Here are five ways to help you make living local decisions:

  • Look for a doctor, dentist, hairdresser, chiropractor or other service provider based on their proximity to your home. Find one you trust, and then commit to walking to a few appointments per year. Research your options using the Internet and use a mapping application to determine which providers are in the vicinity. For help finding green home improvement providers near you, consult the Sierra Club Green Home Green Directory.
  • When possible, shop at locally-owned businesses. It can be advantageous to actually know the merchant who fixes your car or stocks your hardware supplies. Subscribe to Amazon Local to receive coupons to nearby merchants, or search online by typing ‘live local (your city)’ into your browser to find other ways to save locally. The concept of shopping local works at your neighborhood grocer, too. At least once per month, try to buy 10 items from your shopping list at the corner grocery.
  • Take your bike to the gym or a nearby exercise facility to extend your workout. For the more adventurous and physically fit, commit to riding your bicycle to work once per month or even more frequently. For more information and to find local bicycling programs, visit this Bike to Work Web site.
  • Consider entertainment options closer to your home. Attend a concert in the local park, buy tickets for a community-sponsored movie screening, or create some fun with friends in your backyard. For ideas, check your city newspaper or peruse an online app store to find a local events application for your mobile phone.
  • If you have children, think about selecting a neighborhood school for them using a website like Great Schools, which allows you to search for schools based on your zip code and specified radius. In addition, think twice about sports activities that require driving long distances for practices and games. For a closer-to-home option, consider signing up your kids for swim team at a local community center, instead of soccer in a different city or field every weekend.

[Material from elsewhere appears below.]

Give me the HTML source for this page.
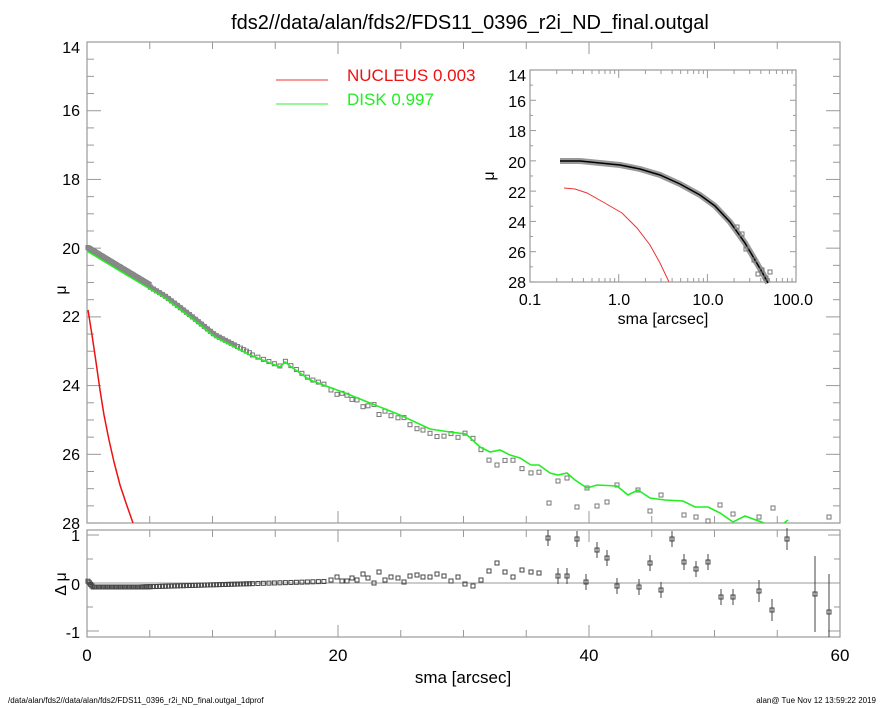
<!DOCTYPE html>
<html><head><meta charset="utf-8"><style>
html,body{margin:0;padding:0;background:#fff;}
svg{display:block;font-family:"Liberation Sans",sans-serif;}
</style></head><body>
<svg id="s" width="885" height="708" viewBox="0 0 885 708" xmlns="http://www.w3.org/2000/svg">
<rect width="885" height="708" fill="#fff"/>
<text x="470" y="29" font-size="20" text-anchor="middle">fds2//data/alan/fds2/FDS11_0396_r2i_ND_final.outgal</text>
<rect x="87" y="42" width="753" height="481" fill="none" stroke="#999" stroke-width="1.2"/>
<rect x="87" y="530" width="753" height="107" fill="none" stroke="#999" stroke-width="1.2"/>
<g id="ticks" stroke="#999" stroke-width="1"></g>
<g font-size="16" text-anchor="end">
<text x="80" y="53">14</text><text x="80" y="116">16</text><text x="80" y="185">18</text>
<text x="80" y="254">20</text><text x="80" y="322">22</text><text x="80" y="391">24</text>
<text x="80" y="460">26</text><text x="80" y="529">28</text>
<text x="80" y="541">1</text><text x="80" y="590">0</text><text x="80" y="638">-1</text>
</g>
<text x="66" y="290" font-size="16" transform="rotate(-90 66 290)" text-anchor="middle">μ</text>
<text x="66" y="584" font-size="16" transform="rotate(-90 66 584)" text-anchor="middle">Δ μ</text>
<g font-size="17" text-anchor="middle">
<text x="87" y="661">0</text><text x="338" y="661">20</text><text x="589" y="661">40</text><text x="840" y="661">60</text>
</g>
<text x="463" y="683" font-size="17" text-anchor="middle">sma [arcsec]</text>
<text x="8" y="703" font-size="8">/data/alan/fds2//data/alan/fds2/FDS11_0396_r2i_ND_final.outgal_1dprof</text>
<text x="876" y="703" font-size="8" text-anchor="end">alan@  Tue Nov 12 13:59:22 2019</text>
<line x1="276" y1="80" x2="328" y2="80" stroke="#e33" stroke-width="1"/>
<text x="347" y="81" font-size="17" fill="#e11">NUCLEUS  0.003</text>
<line x1="276" y1="104" x2="328" y2="104" stroke="#3e3" stroke-width="1"/>
<text x="347" y="105" font-size="17" fill="#2e2">DISK  0.997</text>
<g id="data"></g>
<line x1="87" y1="583" x2="840" y2="583" stroke="#999" stroke-width="1"/>
<g id="res"></g>
<polyline fill="none" stroke="#e11" stroke-width="1.5" points="88,310 92,335 96,362 100,390 104,415 109,440 114,462 120,485 126,503 133,523"/>
<rect x="530" y="70" width="266" height="212" fill="#fff" stroke="#999" stroke-width="1.2"/>
<g id="iticks" stroke="#999" stroke-width="1"></g>
<g font-size="16" text-anchor="end">
<text x="526" y="81">14</text><text x="526" y="107">16</text><text x="526" y="137">18</text>
<text x="526" y="168">20</text><text x="526" y="198">22</text><text x="526" y="228">24</text>
<text x="526" y="258">26</text><text x="526" y="288">28</text>
</g>
<text x="494" y="176" font-size="16" transform="rotate(-90 494 176)" text-anchor="middle">μ</text>
<g font-size="16" text-anchor="middle">
<text x="530" y="305">0.1</text><text x="619" y="305">1.0</text><text x="708" y="305">10.0</text><text x="793" y="305">100.0</text>
</g>
<text x="663" y="324" font-size="16" text-anchor="middle">sma [arcsec]</text>
<polyline fill="none" stroke="#e33" stroke-width="1" points="564,188 575,189 587,193 603,202 622,213 637,228 650,245 660,263 669,282"/>
<polyline fill="none" stroke="#999" stroke-width="6" points="560,161 580,161 600,163 620,165 640,169 660,175 680,184 700,195 715,206 730,222 745,243 755,260 762,272 768,283"/>
<polyline fill="none" stroke="#000" stroke-width="1.5" points="560,161 580,161 600,163 620,165 640,169 660,175 680,184 700,195 715,206 730,222 745,243 755,260 762,272 768,283"/>
<g fill="none" stroke="#777" stroke-width="1">
<rect x="752" y="258" width="4" height="4"/><rect x="744" y="247" width="4" height="4"/><rect x="760" y="268" width="4" height="4"/><rect x="756" y="272" width="4" height="4"/><rect x="764" y="276" width="4" height="4"/><rect x="768" y="270" width="4" height="4"/><rect x="740" y="232" width="4" height="4"/><rect x="735" y="225" width="4" height="4"/>
</g>
</svg>
<script>
(function(){
var NS="http://www.w3.org/2000/svg";
function el(p,t,a){var e=document.createElementNS(NS,t);for(var k in a)e.setAttribute(k,a[k]);p.appendChild(e);return e;}
var T=document.getElementById('ticks');
for(var i=0;i<=12;i++){var x=87+i*62.75;var L=(i%4==0)?12:7;
 el(T,'line',{x1:x,y1:523,x2:x,y2:523-L});el(T,'line',{x1:x,y1:42,x2:x,y2:42+L});
 el(T,'line',{x1:x,y1:637,x2:x,y2:637-L});el(T,'line',{x1:x,y1:530,x2:x,y2:530+L});}
for(var m=14;m<=28;m+=0.5){var y=42+(m-14)*34.36;var L=(m%2==0)?14:7;
 el(T,'line',{x1:87,y1:y,x2:87+L,y2:y});el(T,'line',{x1:840,y1:y,x2:840-L,y2:y});}
for(var d=-1;d<=1;d+=0.5){var y=583-d*48;var L=(d%1==0)?12:6;
 el(T,'line',{x1:87,y1:y,x2:87+L,y2:y});el(T,'line',{x1:840,y1:y,x2:840-L,y2:y});}
var IT=document.getElementById('iticks');
for(var m=14;m<=28;m+=1){var y=70+(m-14)*15.14;var L=(m%2==0)?6:3;
 el(IT,'line',{x1:530,y1:y,x2:530+L,y2:y});el(IT,'line',{x1:796,y1:y,x2:796-L,y2:y});}
for(var dec=0;dec<3;dec++)for(var k=1;k<10;k++){var x=530+88.7*(dec+Math.log10(k));var L=k==1?8:4;
 el(IT,'line',{x1:x,y1:282,x2:x,y2:282-L});el(IT,'line',{x1:x,y1:70,x2:x,y2:70+L});}
var G=document.getElementById('data');
var gp=[[87,251],[110,265],[130,277],[165,298],[190,317],[215,337],[250,355],[280,367],[285,362],[290,366],[310,380],[345,393],[375,405],[400,415],[430,429],[450,432],[466,434],[480,447],[490,452],[500,450],[510,455],[520,458],[531,465],[539,465],[550,473],[558,475],[567,473],[575,480],[587,488],[597,485],[617,486],[628,495],[638,490],[650,498],[665,500],[683,501],[695,507],[708,507],[720,513],[733,522],[745,516],[764,523]];
function gy(x){for(var i=1;i<gp.length;i++){if(x<=gp[i][0]){var a=gp[i-1],b=gp[i];return a[1]+(b[1]-a[1])*(x-a[0])/(b[0]-a[0]);}}return 523;}
var res=[[331,580],[337,577],[342,581],[347,581],[352,578],[357,580],[363,574],[368,578],[374,583],[379,572],[385,580],[391,577],[398,578],[404,582],[410,576],[417,575],[423,577],[430,577],[437,574],[444,576],[451,581],[458,577],[465,584],[473,586],[481,580],[489,571],[497,563],[505,572],[513,577],[522,570],[531,572],[539,573],[548,538],[558,576],[567,576],[577,539],[586,582],[597,550],[607,558],[617,586],[639,587],[650,563],[661,590],[672,539],[684,562],[696,569],[708,562],[721,597],[733,597],[759,591],[772,610],[787,539],[815,594],[829,612]];
function rf(x){ if(x<92) return 580+(x-87)*1.2; if(x<140) return 587; return 587-(x-140)*0.03; }
var sq=el(G,'g',{fill:'none',stroke:'#777','stroke-width':1});
var rs=el(document.getElementById('res'),'g',{fill:'none',stroke:'#444','stroke-width':1});
var band=[];
for(var x=87;x<=240;x+=5){band.push(x+','+(gy(x)-(x<150?4:2)));}
el(G,'polyline',{fill:'none',stroke:'#888','stroke-width':5,points:band.join(' ')});
for(var x=88;x<328;x+=(x<150?1.3:(x<250?3:5.5))){
 var ry=rf(x);el(rs,'rect',{x:x-2,y:ry-2,width:4,height:4});
 var y=gy(x)-(x<150?4:(x<250?2:1));el(sq,'rect',{x:x-2,y:y-2,width:4,height:4});}
var far=[[549,503],[558,481],[567,478],[577,507],[587,488],[597,506],[607,502],[617,485],[638,490],[650,511],[661,495],[684,515],[696,517],[708,521],[720,505],[733,514],[759,517],[773,508],[829,517]];
res.forEach(function(p){
 var big=p[0]>=540;
 var e=big?(p[0]>=810?38:(p[0]>=755?11:8)):0;
 if(e)el(rs,'line',{x1:p[0],y1:p[1]-e,x2:p[0],y2:Math.min(637,p[1]+e)});
 el(rs,'rect',{x:p[0]-2,y:p[1]-2,width:4,height:4});
 if(!big){var y=gy(p[0])+(583-p[1])*0.72;el(sq,'rect',{x:p[0]-2,y:y-2,width:4,height:4});}
});
far.forEach(function(p){el(sq,'rect',{x:p[0]-2,y:p[1]-2,width:4,height:4});});
var pts=gp.map(function(p){return p.join(',');}).join(' ');
el(G,'polyline',{fill:'none',stroke:'#2e2','stroke-width':1.6,points:pts});
el(G,'line',{x1:784,y1:523,x2:788,y2:520,stroke:'#2e2','stroke-width':1.5});
})();
</script>
</body></html>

Living local may be easier to do for in-city dwellers, but it’s not impossible for suburbanites, says Paul Edwards, author, co-founder, and co-director of Let’s Live Local. Paul and his wife live in the mountains of California in an Elm Street Economy community.

“Don’t fall victim to the idea that localization is confined to urban neighborhoods,” Edwards says.
To live local wherever you choose, Edwards recommends these starting steps:

  • Individually patronize local services and stores, and local craft fairs for gifts. Be tactful in letting owners know how they can serve you better. This includes hours, merchandise, services and buying incentives.
  • Make a list of basic services that you need.  Explore offering one that is missing or form a co-op with other community members.
  • Be open to alternative means of exchange, such as community currencies, time banks or bartering.